A record heat wave has led to bananas growing outdoors in Seoul and pumpkins baking on the vine on Jeju Island.
Photos taken Wednesday at Chungsoo Weekend Farm in Nowon, northeastern Seoul, by News 1 show a banana tree taller than an average adult with three bunches of bananas growing beneath its leaves. At the time the photos were taken, the temperature was 35.8 degrees Celsius with 73 percent humidity.
This is the second consecutive year bananas, a tropical fruit typically grown in Southeast Asia or the South Pacific, have grown at the outdoor farm.
Native to hot and humid regions, bananas are typically cultivated in greenhouses in South Korea, which has a continental climate with four distinct seasons. But as extreme heat persists, some are now growing in the open air — even in the capital city, which is farther north than most other regions.
On Jeju Island, where temperatures tend to be higher than in northern regions, crops appear to be baking in the fields.

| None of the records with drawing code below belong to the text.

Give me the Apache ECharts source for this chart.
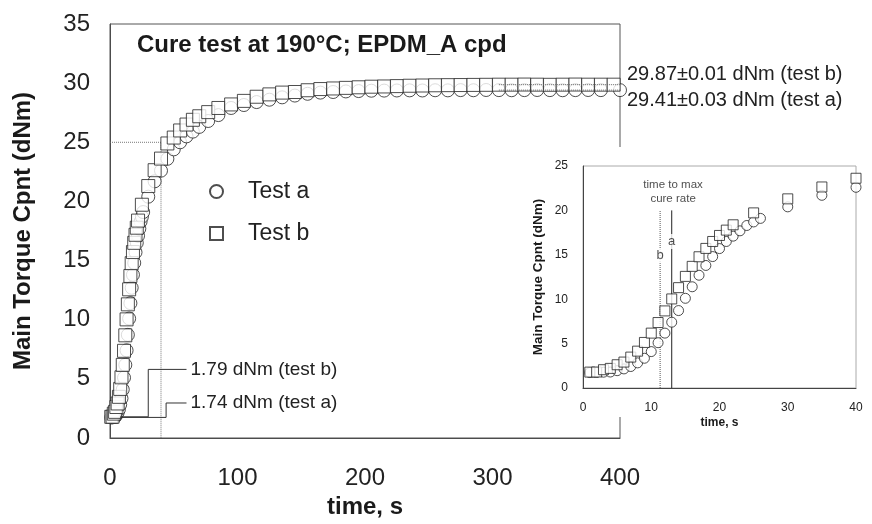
<!DOCTYPE html>
<html><head><meta charset="utf-8">
<script src="https://cdn.jsdelivr.net/npm/echarts@6/dist/echarts.min.js"></script>
<style>html,body{margin:0;padding:0;background:#fff}#c{width:872px;height:524px}</style>
</head><body><div id="c"></div>
<script>
// ---- Test a (circles), 1 s sampling during the rise (also shown in inset)
const timeA_early = [1,2,3,4,5,6,7,8,9,10,11,12,13,14,15,16,17,18,19,20,21,22,23,24,25,26,30,35,40];
const torqueA_early = [1.74,1.75,1.78,1.80,1.95,2.15,2.42,2.83,3.35,4.10,5.10,6.18,7.41,8.72,10.1,11.4,12.7,13.8,14.8,15.7,16.5,17.1,17.7,18.3,18.7,19.1,20.4,21.7,22.6];
// ---- Test b (squares), 1 s sampling during the rise
const timeB_early = [1,2,3,4,5,6,7,8,9,10,11,12,13,14,15,16,17,18,19,20,21,22,25,30,35,40];
const torqueB_early = [1.79,1.80,2.06,2.21,2.62,2.92,3.48,4.15,5.13,6.18,7.37,8.68,10.03,11.30,12.57,13.70,14.78,15.72,16.50,17.18,17.78,18.38,19.72,21.30,22.64,23.62];
// ---- later part of the cure curves
const timeA_late = [45,50,55,60,65,70,77,85,95,105,115,125,135,145,155,165,175,185,195,205,215,225,235,245,255,265,275,285,295,305,315,325,335,345,355,365,375,385,400];
const torqueA_late = [23.6,24.4,25.0,25.5,25.9,26.3,26.8,27.3,27.9,28.15,28.4,28.6,28.8,28.95,29.1,29.2,29.25,29.3,29.33,29.36,29.37,29.38,29.39,29.38,29.40,29.39,29.41,29.40,29.42,29.41,29.40,29.41,29.42,29.41,29.40,29.41,29.42,29.41,29.41];
const timeB_late = [45,50,55,60,65,70,77,85,95,105,115,125,135,145,155,165,175,185,195,205,215,225,235,245,255,265,275,285,295,305,315,325,335,345,355,365,375,385,395];
const torqueB_late = [24.9,25.4,26.0,26.5,26.9,27.2,27.55,27.9,28.2,28.5,28.85,29.05,29.2,29.25,29.4,29.5,29.55,29.6,29.65,29.7,29.72,29.75,29.78,29.8,29.82,29.83,29.84,29.85,29.86,29.87,29.87,29.88,29.87,29.86,29.87,29.88,29.87,29.87,29.87];
// ---- annotation values
const minA = 1.74, minB = 1.79;
const maxA = 29.41, maxB = 29.87;
const tMaxRateA = 13.0, tMaxRateB = 11.3;
// ---- tick labels
const mainXTicks = [0,100,200,300,400];
const mainYTicks = [0,5,10,15,20,25,30,35];
const insetXTicks = [0,10,20,30,40];
const insetYTicks = [0,5,10,15,20,25];

const FONT = '"Liberation Sans", Arial, Helvetica, sans-serif';
const zip = (t, v) => t.map((x, i) => [x, v[i]]);
const mainA = zip(timeA_early.concat(timeA_late), torqueA_early.concat(torqueA_late));
const mainB = zip(timeB_early.concat(timeB_late), torqueB_early.concat(torqueB_late));
const insetA = zip(timeA_early, torqueA_early);
const insetB = zip(timeB_early, torqueB_early);

const markerStyle = {color:'#fff', borderColor:'#222', borderWidth:1};
const chart = echarts.init(document.getElementById('c'), null, {renderer:'canvas'});

function axisCommon(ticks, fs, margin) {
  return {
    type:'value', min:ticks[0], max:ticks[ticks.length-1], interval:ticks[1]-ticks[0],
    axisLine:{show:true, lineStyle:{color:'#444', width:1}},
    axisTick:{show:false}, splitLine:{show:false},
    axisLabel:{fontSize:fs, margin:margin, color:'#222', fontFamily:FONT}
  };
}

const option = {
  animation:false,
  backgroundColor:'#fff',
  textStyle:{fontFamily:FONT, color:'#222'},
  title:{text:'Cure test at 190°C; EPDM_A cpd', left:137, top:33, padding:0,
    textStyle:{fontSize:24, fontWeight:'bold', color:'#1a1a1a', fontFamily:FONT}},
  legend:{orient:'vertical', left:209, top:180, padding:0, itemWidth:13, itemHeight:13, itemGap:19,
    selectedMode:false, data:['Test a','Test b'],
    textStyle:{fontSize:23, color:'#222', fontFamily:FONT, padding:[0,0,0,20]}},
  grid:[
    {left:110, right:252, top:24, bottom:82, show:true, borderColor:'#555', borderWidth:1, z:2},
    {left:583, width:273, top:166, height:222, show:true, borderColor:'#aaa', borderWidth:1, backgroundColor:'#fff', z:4}
  ],
  graphic:[{type:'rect', shape:{x:600, y:147, width:40, height:270}, style:{fill:'#fff'}, z:3}],
  xAxis:[
    Object.assign(axisCommon(mainXTicks, 24, 28), {gridIndex:0, name:'time, s', nameLocation:'middle', nameGap:57,
      nameTextStyle:{fontSize:24, fontWeight:'bold', color:'#1a1a1a', fontFamily:FONT}}),
    Object.assign(axisCommon(insetXTicks, 12, 14), {gridIndex:1, z:5, name:'time, s', nameLocation:'middle', nameGap:29,
      nameTextStyle:{fontSize:12, fontWeight:'bold', color:'#1a1a1a', fontFamily:FONT}})
  ],
  yAxis:[
    Object.assign(axisCommon(mainYTicks, 24, 20), {gridIndex:0, name:'Main Torque Cpnt (dNm)', nameLocation:'middle', nameGap:75,
      nameTextStyle:{fontSize:24, fontWeight:'bold', color:'#1a1a1a', fontFamily:FONT}}),
    Object.assign(axisCommon(insetYTicks, 12, 15), {gridIndex:1, z:5, name:'Main Torque Cpnt (dNm)', nameLocation:'middle', nameGap:38,
      nameTextStyle:{fontSize:13.5, fontWeight:'bold', color:'#1a1a1a', fontFamily:FONT}})
  ],
  series:[
    // guide for inset region
    {type:'line', xAxisIndex:0, yAxisIndex:0, data:[[0,25],[40,25],[40,0]], symbol:'none', silent:true, z:1,
      lineStyle:{color:'#777', width:1, type:'dotted'}},
    // main data
    {name:'Test a', type:'scatter', xAxisIndex:0, yAxisIndex:0, data:mainA, symbol:'circle', symbolSize:13, itemStyle:markerStyle, z:2},
    {name:'Test b', type:'scatter', xAxisIndex:0, yAxisIndex:0, data:mainB, symbol:'rect', symbolSize:13, itemStyle:markerStyle, z:2},
    // plateau annotations
    {type:'line', xAxisIndex:0, yAxisIndex:0, clip:false, data:[[305,maxB],[429,maxB]], symbol:'none', silent:true, z:3,
      lineStyle:{color:'#666', width:1, type:'dotted'},
      endLabel:{show:true, formatter:maxB.toFixed(2)+'±0.01 dNm (test b)', distance:6, offset:[0,-10], fontSize:20, color:'#222', fontFamily:FONT}},
    {type:'line', xAxisIndex:0, yAxisIndex:0, clip:false, data:[[305,maxA],[429,maxA]], symbol:'none', silent:true, z:3,
      lineStyle:{color:'#666', width:1, type:'dotted'},
      endLabel:{show:true, formatter:maxA.toFixed(2)+'±0.03 dNm (test a)', distance:6, offset:[0,10], fontSize:20, color:'#222', fontFamily:FONT}},
    // minimum torque leaders
    {type:'line', xAxisIndex:0, yAxisIndex:0, data:[[8,minB],[30,minB],[30,5.8],[60,5.8]], symbol:'none', silent:true, z:3,
      lineStyle:{color:'#333', width:1},
      endLabel:{show:true, formatter:minB.toFixed(2)+' dNm (test b)', distance:4, fontSize:19, color:'#222', fontFamily:FONT}},
    {type:'line', xAxisIndex:0, yAxisIndex:0, data:[[8,minA],[44,minA],[44,2.96],[60,2.96]], symbol:'none', silent:true, z:3,
      lineStyle:{color:'#333', width:1},
      endLabel:{show:true, formatter:minA.toFixed(2)+' dNm (test a)', distance:4, fontSize:19, color:'#222', fontFamily:FONT}},
    // inset: time to max cure rate lines
    {type:'line', xAxisIndex:1, yAxisIndex:1, data:[[tMaxRateB,0],[tMaxRateB,20]], symbol:'none', silent:true, z:6,
      lineStyle:{color:'#555', width:1, type:'dotted'}},
    {type:'line', xAxisIndex:1, yAxisIndex:1, data:[[tMaxRateA,0],[tMaxRateA,20]], symbol:'none', silent:true, z:6,
      lineStyle:{color:'#222', width:1}},
    // inset data
    {name:'Test a', type:'scatter', xAxisIndex:1, yAxisIndex:1, data:insetA, symbol:'circle', symbolSize:10, itemStyle:markerStyle, z:7},
    {name:'Test b', type:'scatter', xAxisIndex:1, yAxisIndex:1, data:insetB, symbol:'rect', symbolSize:10, itemStyle:markerStyle, z:7},
    // inset text labels
    {type:'scatter', xAxisIndex:1, yAxisIndex:1, silent:true, z:8, symbolSize:1, itemStyle:{color:'rgba(0,0,0,0)'},
      data:[[tMaxRateB,14.9,'b'],[tMaxRateA,16.5,'a']],
      label:{show:true, position:'inside', formatter:p=>p.data[2], fontSize:13, color:'#222', backgroundColor:'#fff', padding:[1,1], fontFamily:FONT}},
    {type:'scatter', xAxisIndex:1, yAxisIndex:1, silent:true, z:8, symbolSize:1, itemStyle:{color:'rgba(0,0,0,0)'},
      data:[[13.2,22.1]],
      label:{show:true, position:'inside', formatter:'time to max\ncure rate', fontSize:11.5, lineHeight:14, align:'center', color:'#222', fontFamily:FONT}}
  ]
};
chart.setOption(option);
</script>
</body></html>
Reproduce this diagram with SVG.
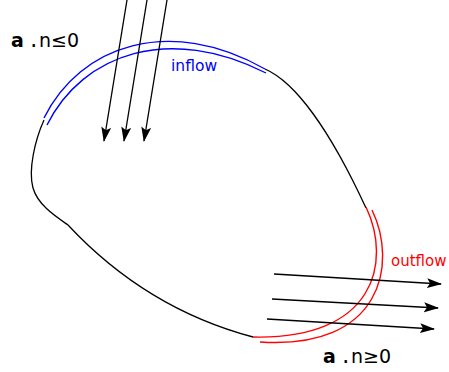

The owner of Jeju’s Bollesom Farm, which grows pumpkins, uploaded a video titled “(Pumpkins) are cooked at the farm as it was too hot,” on July 10. In the video, the inside of a pumkin appears slightly cooked.
The farm owner said about 30 percent of the pumpkins were affected. “This kind of damage has happened before,” the owner told The Hankyoreh. “But it’s the first time it reached 30 percent.”